Companies traditionally see the purchasing function as playing a supportive role in achieving business objectives. However, many organizations introducing green programs have observed that green purchasing significantly eliminates waste, and therefore firms can re-evaluate the purchasing function to improve green management performance. In other words, companies do perceive the importance and strategic influences of green purchasing.

4) Green manufacturing

As mentioned previously, green design outcomes affect sequential stages across the entire supply chain, but they rely on green manufacturing techniques and processes. Manufacturing processes consume a lot of energy acquired from burning various natural resources, such as coal, coke and natural gas, and combustion causes air pollution. Electronics technology generates a large amount of waste. Previous green-manufacturing studies mainly discuss enhancing current production processes or techniques to decrease the generation of toxic matter.

5) Green marketing and service

Consumers experience the effect of global warming and climate change, and respond by re-evaluating what they buy. These “green consumers” adjust their living habits and assess the green attributes of a product or service through their purchases. For example, green consumers save electric energy, recycle paper, return bottles or cans, and buy more environmentally-friendly products.

6) Green supply chain management strategy

Past studies have largely discussed and classified green manufacturing strategies or environmental strategies according to attitudes that companies hold toward green management. The simplest strategies are proactive and reactive.
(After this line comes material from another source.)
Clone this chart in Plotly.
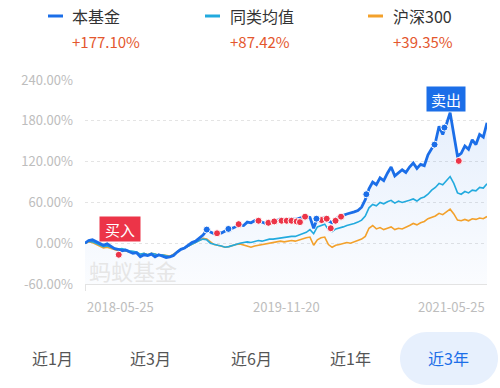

After observing the ways that different industries “green” their supply-chain activities and how developing supply-chain relationships influences resources accumulation and varied performance outcomes, Simpon and Samon proposed a broad range of strategies for GSCM. Depending on the degree of resource commitment and the complexity, their approach used risk-based strategy, efficiency-based strategy, innovation-based strategy, and closed-loop strategy.

Conclusion

Sustainability performance are two inextricably related SCM concepts. As noted earlier, majority of studies have indeed reported a significant relationship between these two constructs. However, there are some issues such as involving collaboration with suppliers in designing green products and adopting environmental practices into processes have yet to be researched fully. In view of this matter, environmental collaboration has been proposed as a moderator of the link between GSCM practices and sustainability performance in this paper. The presence of the environmental collaboration is expected to facilitate GSCM practices, which would ease the implementation of GSCM practices.